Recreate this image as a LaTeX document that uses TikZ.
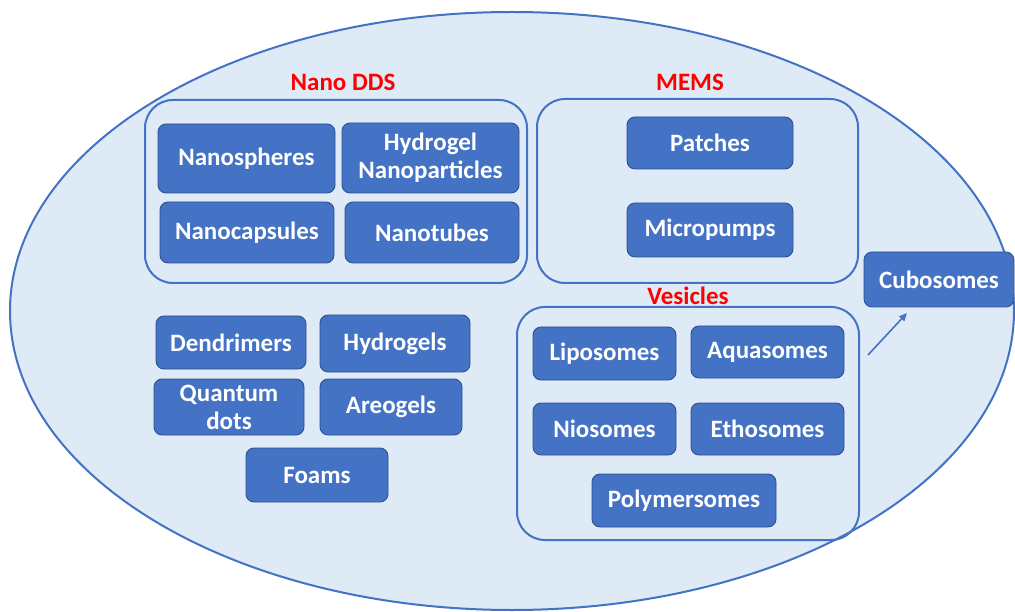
\documentclass[tikz,border=0pt]{standalone}
\usepackage{fontspec}
\setmainfont{Carlito}
\usetikzlibrary{arrows.meta,shapes.geometric}
\definecolor{bgblue}{HTML}{DEEAF6}
\definecolor{lineblue}{HTML}{4472C4}
\definecolor{boxblue}{HTML}{4472C4}
\definecolor{boxedge}{HTML}{2F528F}
\definecolor{labelred}{HTML}{FF0000}
\tikzset{
  itembox/.style={draw=boxedge, fill=boxblue, line width=0.9pt, rounded corners=8pt,
    text=white, inner sep=0pt, align=center,
    font=\fontsize{25}{28}\selectfont\bfseries},
  groupbox/.style={draw=lineblue, line width=2pt, rounded corners=28pt, inner sep=0pt},
  grouplabel/.style={text=labelred, inner sep=0pt, font=\fontsize{25}{28}\selectfont\bfseries},
}
\begin{document}
\begin{tikzpicture}[x=1pt,y=-1pt]
\useasboundingbox (0,0) rectangle (1015,612);
% outer region
\node[draw=lineblue, fill=bgblue, line width=2pt, ellipse, minimum width=1004pt, minimum height=598pt, inner sep=0pt] (outer) at (512,311) {};

% Nano DDS group
\node[grouplabel] (nanolbl) at (343,82) {Nano DDS};
\node[groupbox, minimum width=382pt, minimum height=183pt] (nanogrp) at (336,191.5) {};
\node[itembox, minimum width=177pt, minimum height=69pt] (nanospheres) at (246.5,158.5) {Nanospheres};
\node[itembox, minimum width=177pt, minimum height=70pt] (hydrogelnp) at (430.5,158) {Hydrogel\\Nanoparticles};
\node[itembox, minimum width=174pt, minimum height=61pt] (nanocaps) at (247,232.5) {Nanocapsules};
\node[itembox, minimum width=174pt, minimum height=61pt] (nanotubes) at (432,232.5) {Nanotubes};

% MEMS group
\node[grouplabel] (memslbl) at (690,82) {MEMS};
\node[groupbox, minimum width=321pt, minimum height=184pt] (memsgrp) at (697.5,191) {};
\node[itembox, minimum width=166pt, minimum height=52pt] (patches) at (710,143) {Patches};
\node[itembox, minimum width=166pt, minimum height=54pt] (micropumps) at (710,230) {Micropumps};

% Cubosomes
\node[itembox, minimum width=150pt, minimum height=55pt] (cubosomes) at (939,279.5) {Cubosomes};

% Vesicles group
\node[grouplabel] (veslbl) at (688,296) {Vesicles};
\node[groupbox, minimum width=342pt, minimum height=233pt] (vesgrp) at (688,423.5) {};
\node[itembox, minimum width=143pt, minimum height=53pt] (liposomes) at (604.5,353.5) {Liposomes};
\node[itembox, minimum width=153pt, minimum height=52pt] (aquasomes) at (767.5,352) {Aquasomes};
\node[itembox, minimum width=143pt, minimum height=52pt] (niosomes) at (604.5,429) {Niosomes};
\node[itembox, minimum width=153pt, minimum height=52pt] (ethosomes) at (767.5,429) {Ethosomes};
\node[itembox, minimum width=184pt, minimum height=53pt] (polymersomes) at (684,500.5) {Polymersomes};

% Other carriers
\node[itembox, minimum width=150pt, minimum height=53pt] (dendrimers) at (231,342.5) {Dendrimers};
\node[itembox, minimum width=150pt, minimum height=57pt] (hydrogels) at (395,343.5) {Hydrogels};
\node[itembox, minimum width=150pt, minimum height=56pt] (qdots) at (229,407) {Quantum\\dots};
\node[itembox, minimum width=142pt, minimum height=56pt] (areogels) at (391,407) {Areogels};
\node[itembox, minimum width=142pt, minimum height=54pt] (foams) at (317,475) {Foams};

% arrow pointing to Cubosomes
\coordinate (arrstart) at (868,355);
\coordinate (arrend) at (907,313);
\draw[lineblue, line width=1.6pt, -{Triangle[length=8pt,width=7pt]}] (arrstart) -- (arrend);
\end{tikzpicture}
\end{document}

▶ _TASK REQUIREMENTS_:
From the material above, reproduce everything verbatim except the pictures.

▶ _EXERCISE SOLUTION_:
Recreate this image as a LaTeX document that uses TikZ.
\documentclass[tikz,border=0pt]{standalone}
\usepackage{fontspec}
\setmainfont{Carlito}
\usetikzlibrary{arrows.meta,shapes.geometric}
\definecolor{bgblue}{HTML}{DEEAF6}
\definecolor{lineblue}{HTML}{4472C4}
\definecolor{boxblue}{HTML}{4472C4}
\definecolor{boxedge}{HTML}{2F528F}
\definecolor{labelred}{HTML}{FF0000}
\tikzset{
  itembox/.style={draw=boxedge, fill=boxblue, line width=0.9pt, rounded corners=8pt,
    text=white, inner sep=0pt, align=center,
    font=\fontsize{25}{28}\selectfont\bfseries},
  groupbox/.style={draw=lineblue, line width=2pt, rounded corners=28pt, inner sep=0pt},
  grouplabel/.style={text=labelred, inner sep=0pt, font=\fontsize{25}{28}\selectfont\bfseries},
}
\begin{document}
\begin{tikzpicture}[x=1pt,y=-1pt]
\useasboundingbox (0,0) rectangle (1015,612);
% outer region
\node[draw=lineblue, fill=bgblue, line width=2pt, ellipse, minimum width=1004pt, minimum height=598pt, inner sep=0pt] (outer) at (512,311) {};

% Nano DDS group
\node[grouplabel] (nanolbl) at (343,82) {Nano DDS};
\node[groupbox, minimum width=382pt, minimum height=183pt] (nanogrp) at (336,191.5) {};
\node[itembox, minimum width=177pt, minimum height=69pt] (nanospheres) at (246.5,158.5) {Nanospheres};
\node[itembox, minimum width=177pt, minimum height=70pt] (hydrogelnp) at (430.5,158) {Hydrogel\\Nanoparticles};
\node[itembox, minimum width=174pt, minimum height=61pt] (nanocaps) at (247,232.5) {Nanocapsules};
\node[itembox, minimum width=174pt, minimum height=61pt] (nanotubes) at (432,232.5) {Nanotubes};

% MEMS group
\node[grouplabel] (memslbl) at (690,82) {MEMS};
\node[groupbox, minimum width=321pt, minimum height=184pt] (memsgrp) at (697.5,191) {};
\node[itembox, minimum width=166pt, minimum height=52pt] (patches) at (710,143) {Patches};
\node[itembox, minimum width=166pt, minimum height=54pt] (micropumps) at (710,230) {Micropumps};

% Cubosomes
\node[itembox, minimum width=150pt, minimum height=55pt] (cubosomes) at (939,279.5) {Cubosomes};

% Vesicles group
\node[grouplabel] (veslbl) at (688,296) {Vesicles};
\node[groupbox, minimum width=342pt, minimum height=233pt] (vesgrp) at (688,423.5) {};
\node[itembox, minimum width=143pt, minimum height=53pt] (liposomes) at (604.5,353.5) {Liposomes};
\node[itembox, minimum width=153pt, minimum height=52pt] (aquasomes) at (767.5,352) {Aquasomes};
\node[itembox, minimum width=143pt, minimum height=52pt] (niosomes) at (604.5,429) {Niosomes};
\node[itembox, minimum width=153pt, minimum height=52pt] (ethosomes) at (767.5,429) {Ethosomes};
\node[itembox, minimum width=184pt, minimum height=53pt] (polymersomes) at (684,500.5) {Polymersomes};

% Other carriers
\node[itembox, minimum width=150pt, minimum height=53pt] (dendrimers) at (231,342.5) {Dendrimers};
\node[itembox, minimum width=150pt, minimum height=57pt] (hydrogels) at (395,343.5) {Hydrogels};
\node[itembox, minimum width=150pt, minimum height=56pt] (qdots) at (229,407) {Quantum\\dots};
\node[itembox, minimum width=142pt, minimum height=56pt] (areogels) at (391,407) {Areogels};
\node[itembox, minimum width=142pt, minimum height=54pt] (foams) at (317,475) {Foams};

% arrow pointing to Cubosomes
\coordinate (arrstart) at (868,355);
\coordinate (arrend) at (907,313);
\draw[lineblue, line width=1.6pt, -{Triangle[length=8pt,width=7pt]}] (arrstart) -- (arrend);
\end{tikzpicture}
\end{document}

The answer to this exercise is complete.